Omo (Jonathan Dent) is a student in a sweater-vest, passive and timorous. Ssasi (Raidge), stifling a violent temper, claims he is just a poor thief, but he is bleeding from a head wound, so is he a rebel? Kadogo (Cedric Lilly) is a uniformed soldier, unsure of whether the other two pose a threat but angrily waving his gun around just in case.
The set design by Brown's Michael McGarty is simple and coldly effective: a background of crumpled chicken wire, a tall aluminum stepladder at stage right providing a higher level.
Omo is there as things open, on his knees praying, a rosary in his hand, swearing that he will become a good churchgoer if he gets out of this alive. He is frightened when the bloodied Ssasi bursts in. But that is nothing next to the terror they feel when Kadogo, with his AK-47 and his even more menacing temper, announces his presence by urinating on them from above.
Kadogo's trick is to produce humiliation and abject fear. It's not unlike the commanding presence that police learn to establish in a hostile confrontation. He comes across as a bully, ordering them around. Eventually we realize that he has reason to fear his unarmed captives. "Rebels are using students to finish off soldiers," he mentions.
We get to know them and their country's situation a little bit in the first act. The nickname Ssasi means "bullet" in Swahili, the language that Ssasi reveals he is using only out of necessity. He has escaped from bullets three times: once when his father took three of them to protect him as a boy, once when his mother fled with him on her back, and once when a girlfriend's father caught them in the act and shot at him fleeing, instead killing a pig. (Yes, there is occasional humor within all this menace.)
While sleepwalking, the government soldier fantasizes killing his general, the dictator of the country. As with his captives, his choices have been less about choosing sides than survival. When he hears on his precious radio that a cease-fire is about to be signed, he is distrustful, seeing only a lull in an endless cycle of violence.

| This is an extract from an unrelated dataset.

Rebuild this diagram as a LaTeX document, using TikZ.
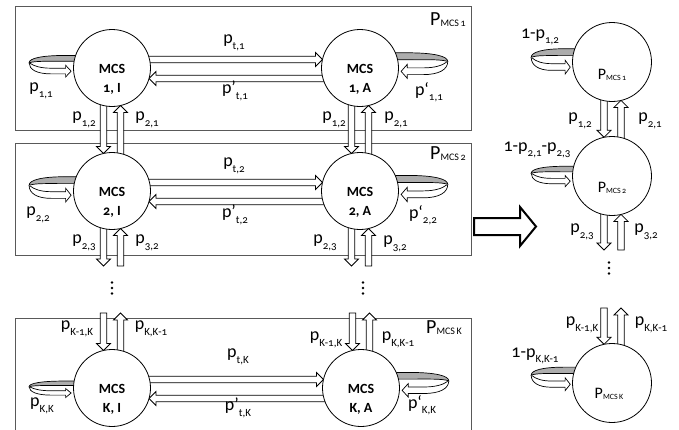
\documentclass[tikz,border=0pt]{standalone}
\usepackage{fontspec}
\setmainfont{Carlito}[Numbers=OldStyle]
\usetikzlibrary{calc}
\pgfdeclarelayer{bottom}
\pgfdeclarelayer{bg}
\pgfsetlayers{bottom,bg,main}
\newcommand\lb[2]{#1\raisebox{-0.3em}{\fontsize{11}{11}\selectfont #2}}
\newcommand\Pmcs[3]{\fontsize{#1}{#1}\selectfont P\raisebox{-1pt}{\fontsize{#2}{#2}\selectfont MCS\,#3}}
\newcommand\fatarrow[2]{%
  \draw[fatarr] let \p1=(#1), \p2=(#2), \n1={atan2(\y2-\y1,\x2-\x1)} in
   ($(\p1)+(\n1+90:3.2pt)$) -- ($(\p2)+(\n1+180:7pt)+(\n1+90:3.2pt)$)
   -- ($(\p2)+(\n1+180:7pt)+(\n1+90:7pt)$) -- (\p2)
   -- ($(\p2)+(\n1+180:7pt)+(\n1-90:7pt)$) -- ($(\p2)+(\n1+180:7pt)+(\n1-90:3.2pt)$)
   -- ($(\p1)+(\n1-90:3.2pt)$) -- cycle;}
\newcommand\vdotsat[2]{%
  \fill (#2) ++(0,-5.5) circle[radius=1.3pt] ++(0,5.5) circle[radius=1.3pt] ++(0,5.5) circle[radius=1.3pt];}
\tikzset{
  lab/.style={font=\fontsize{18}{20}\selectfont, inner sep=0pt},
  st/.style={circle, draw, fill=white, minimum size=77pt, inner sep=0pt, line width=0.8pt},
  rst/.style={circle, draw, fill=white, minimum size=79pt, inner sep=0pt, line width=0.8pt},
  stxt/.style={font=\fontsize{14}{19}\selectfont\bfseries, align=center, inner sep=0pt},
  fatarr/.style={draw=black, fill=white, line width=0.8pt, line join=miter},
  boxline/.style={draw=black!65, line width=0.9pt},
  selfloop/.pic={
    \filldraw[fill=black!32, draw=black, line width=0.7pt]
      (6,-12.5) -- (-8,-12.5) .. controls (-32,-12.5) and (-44,-9.5) .. (-44,-5)
      .. controls (-38,-7) and (-25,-6.5) .. (-8,-6.5) -- (6,-6.5) -- cycle;
    \filldraw[fill=white, draw=black, line width=0.7pt]
      (-44,-5) .. controls (-44,2) and (-36,6.3) .. (-22,6.3) -- (-7.5,6.3)
      -- (-7.5,9.5) -- (-2,3.5) -- (-7.5,-2.5) -- (-7.5,0.5) -- (-22,0.5)
      .. controls (-32,0.5) and (-39,-1.5) .. (-43,-4.5);
  }
}
\begin{document}
\begin{tikzpicture}[x=1pt,y=-1pt]
\useasboundingbox (0,0) rectangle (679,429);
% states
\node[st] (c1I) at (112,68) {};
\node[st] (c1A) at (360,68) {};
\node[st] (c2I) at (112,191) {};
\node[st] (c2A) at (360,191) {};
\node[st] (cKI) at (112,388) {};
\node[st] (cKA) at (361,388) {};
\node[rst] (r1) at (612,62) {};
\node[rst] (r2) at (612,176) {};
\node[rst] (rK) at (612,383) {};
\node[stxt] (t1I) at ($(c1I)+(0,11)$) {MCS\\1, I};
\node[stxt] (t1A) at ($(c1A)+(0,11)$) {MCS\\1, A};
\node[stxt] (t2I) at ($(c2I)+(0,11)$) {MCS\\2, I};
\node[stxt] (t2A) at ($(c2A)+(0,11)$) {MCS\\2, A};
\node[stxt] (tKI) at ($(cKI)+(0,11)$) {MCS\\K, I};
\node[stxt] (tKA) at ($(cKA)+(0,11)$) {MCS\\K, A};
\node[inner sep=0pt] (tr1) at ($(r1)+(0,13)$) {\Pmcs{16}{8}{1}};
\node[inner sep=0pt] (tr2) at ($(r2)+(0,12)$) {\Pmcs{16}{8}{2}};
\node[inner sep=0pt] (trK) at ($(rK)+(-3,11)$) {\Pmcs{16}{8}{K}};
% free ends
\coordinate (e2I) at ($(c2I)+(-8.5,75)$);
\coordinate (f2I) at ($(c2I)+(8.5,75)$);
\coordinate (e2A) at ($(c2A)+(-8.5,75)$);
\coordinate (f2A) at ($(c2A)+(8.5,75)$);
\coordinate (gKI) at ($(cKI)+(-8.5,-75)$);
\coordinate (hKI) at ($(cKI)+(8.5,-75)$);
\coordinate (gKA) at ($(cKA)+(-8.5,-75)$);
\coordinate (hKA) at ($(cKA)+(8.5,-75)$);
\coordinate (e2r) at ($(r2)+(-8,74)$);
\coordinate (f2r) at ($(r2)+(9,74)$);
\coordinate (gKr) at ($(rK)+(-8,-75)$);
\coordinate (hKr) at ($(rK)+(9,-75)$);
\coordinate (dI) at (112,288);
\coordinate (dA) at (363,288);
\coordinate (dr) at (609,268);
% boxes
\begin{pgfonlayer}{bottom}
\draw[boxline] (15,6) rectangle (471,130);
\draw[boxline] (15,143) rectangle (471,255);
\draw[boxline] (15,440) |- (471,318) -- (471,440);
\end{pgfonlayer}
\begin{pgfonlayer}{bg}
% self loops
\pic[yscale=0.98] at ($(c1I.west)+(0,-0.3)$) {selfloop};
\pic[yscale=1.15] at ($(c2I.west)+(0,0.1)$) {selfloop};
\pic[yscale=0.75] at ($(cKI.west)+(0,2.4)$) {selfloop};
\pic[xscale=-1.11,yscale=1.16] at ($(c1A.east)+(0,-0.7)$) {selfloop};
\pic[xscale=-1.11,yscale=1.19] at ($(c2A.east)+(0,-0.7)$) {selfloop};
\pic[xscale=-1.11,yscale=1.12] at ($(cKA.east)+(0,-1.6)$) {selfloop};
\pic[xscale=0.93,yscale=1.15] at ($(r1.west)+(0,1.1)$) {selfloop};
\pic[xscale=0.93,yscale=0.93] at ($(r2.west)+(0,1.9)$) {selfloop};
\pic[xscale=0.93,yscale=1.07] at ($(rK.west)+(0,-2.5)$) {selfloop};
% horizontal transitions
\fatarrow{$(c1I)+(34,-8.5)$}{$(c1A)+(-37.5,-8.5)$}
\fatarrow{$(c1A)+(-34,10.5)$}{$(c1I)+(37,10.5)$}
\fatarrow{$(c2I)+(34,-8.5)$}{$(c2A)+(-37.5,-8.5)$}
\fatarrow{$(c2A)+(-34,10.5)$}{$(c2I)+(37,10.5)$}
\fatarrow{$(cKI)+(34,-8.5)$}{$(cKA)+(-37.5,-8.5)$}
\fatarrow{$(cKA)+(-34,10.5)$}{$(cKI)+(37,10.5)$}
% vertical transitions, I column
\fatarrow{$(c1I)+(-8.5,34)$}{$(c2I)+(-8.5,-37.5)$}
\fatarrow{$(c2I)+(8.5,-34)$}{$(c1I)+(8.5,37.5)$}
\fatarrow{$(c2I)+(-8.5,34)$}{e2I}
\fatarrow{f2I}{$(c2I)+(8.5,37.5)$}
\fatarrow{gKI}{$(cKI)+(-8.5,-37.5)$}
\fatarrow{$(cKI)+(8.5,-34)$}{hKI}
% vertical transitions, A column
\fatarrow{$(c1A)+(-8.5,34)$}{$(c2A)+(-8.5,-37.5)$}
\fatarrow{$(c2A)+(8.5,-34)$}{$(c1A)+(8.5,37.5)$}
\fatarrow{$(c2A)+(-8.5,34)$}{e2A}
\fatarrow{f2A}{$(c2A)+(8.5,37.5)$}
\fatarrow{gKA}{$(cKA)+(-8.5,-37.5)$}
\fatarrow{$(cKA)+(8.5,-34)$}{hKA}
% right column
\fatarrow{$(r1)+(-8,35)$}{$(r2)+(-8,-38.7)$}
\fatarrow{$(r2)+(9,-35)$}{$(r1)+(9,38.4)$}
\fatarrow{$(r2)+(-8,35)$}{e2r}
\fatarrow{f2r}{$(r2)+(9,38.4)$}
\fatarrow{gKr}{$(rK)+(-8,-38.7)$}
\fatarrow{$(rK)+(9,-35)$}{hKr}
\end{pgfonlayer}
% big arrow
\draw[line width=2pt, line join=miter, fill=white]
  (474,218) -- (520,218) -- (520,207) -- (536,226.5) -- (520,246) -- (520,235) -- (474,235) -- cycle;
% dots
\vdotsat{}{dI}
\vdotsat{}{dA}
\vdotsat{}{dr}
% box labels
\node[inner sep=0pt] (P1) at (448,20) {\Pmcs{20}{10}{1}};
\node[inner sep=0pt] (P2) at (448,154) {\Pmcs{20}{10}{2}};
\node[inner sep=0pt] (PK) at (444,328) {\Pmcs{20}{10}{K}};
% row 1 labels
\node[lab] (l11) at (41,91) {\lb{p}{1,1}};
\node[lab] (lt1) at (234,43) {\lb{p}{t,1}};
\node[lab] (lpt1) at (235,91) {\lb{p'}{t,1}};
\node[lab] (lp11) at (429,92) {\lb{p‘}{1,1}};
\node[lab] (l12a) at (84,120) {\lb{p}{1,2}};
\node[lab] (l21a) at (147,120) {\lb{p}{2,1}};
\node[lab] (l12b) at (334,120) {\lb{p}{1,2}};
\node[lab] (l21b) at (396,120) {\lb{p}{2,1}};
% row 2 labels
\node[lab] (l22) at (38,215) {\lb{p}{2,2}};
\node[lab] (lt2) at (234,166) {\lb{p}{t,2}};
\node[lab] (lpt2) at (235,215) {\lb{p'}{t,2}};
\node[lab] (lp22) at (423,215) {\lb{p‘}{2,2}};
\node[lab] (l23a) at (84,243) {\lb{p}{2,3}};
\node[lab] (l32a) at (147,243) {\lb{p}{3,2}};
\node[lab] (l23b) at (325,243) {\lb{p}{2,3}};
\node[lab] (l32b) at (395,244) {\lb{p}{3,2}};
% row K labels
\node[lab] (lkkm) at (77,329) {\lb{p}{K-1,K}};
\node[lab] (lkmk) at (151,329) {\lb{p}{K,K-1}};
\node[lab] (lkk) at (42,406) {\lb{p}{K,K}};
\node[lab] (ltk) at (238,357) {\lb{p}{t,K}};
\node[lab] (lptk) at (238,408) {\lb{p'}{t,K}};
\node[lab] (lkkm2) at (326,340) {\lb{p}{K-1,K}};
\node[lab] (lkmk2) at (398,340) {\lb{p}{K,K-1}};
\node[lab] (lpkk) at (422,405) {\lb{p‘}{K,K}};
% right column labels
\node[lab] (rl1) at (540,37) {\lb{1-p}{1,2}};
\node[lab] (rl12) at (580,121) {\lb{p}{1,2}};
\node[lab] (rl21) at (650,121) {\lb{p}{2,1}};
\node[lab] (rl2) at (537,150) {\lb{1-p}{2,1}\lb{-p}{2,3}};
\node[lab] (rl23) at (582,232) {\lb{p}{2,3}};
\node[lab] (rl32) at (646,232) {\lb{p}{3,2}};
\node[lab] (rlkm) at (582,325) {\lb{p}{K-1,K}};
\node[lab] (rlmk) at (651,325) {\lb{p}{K,K-1}};
\node[lab] (rlK) at (535,356) {\lb{1-p}{K,K-1}};
\end{tikzpicture}
\end{document}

But the overly lengthy Act I spins its wheels halfway through, as the soldier continues trying to frighten them well beyond the need of his situation. This would get tedious even if he were the sadist he pretends to be. But when the play finally gets out of its rut with Act II, Kadogo becomes far more interesting and complex as he drops the hostile pretense.
A Time of Fire is a different, more interesting play in its second half. We finally learn more about the trio, as we needed to earlier, to care enough about them. For example, we had known that Omo was expecting to meet his girlfriend in the cave — their trysting place — but now we learn about their relationship. As Omo describes its beginning: "Eyes got into trouble. Hands got into trouble. Then everything got into trouble." Similarly, the soldier finally becomes a real person when he softens and tells of falling in love: "My mouth kept pouring things I did not know were in me."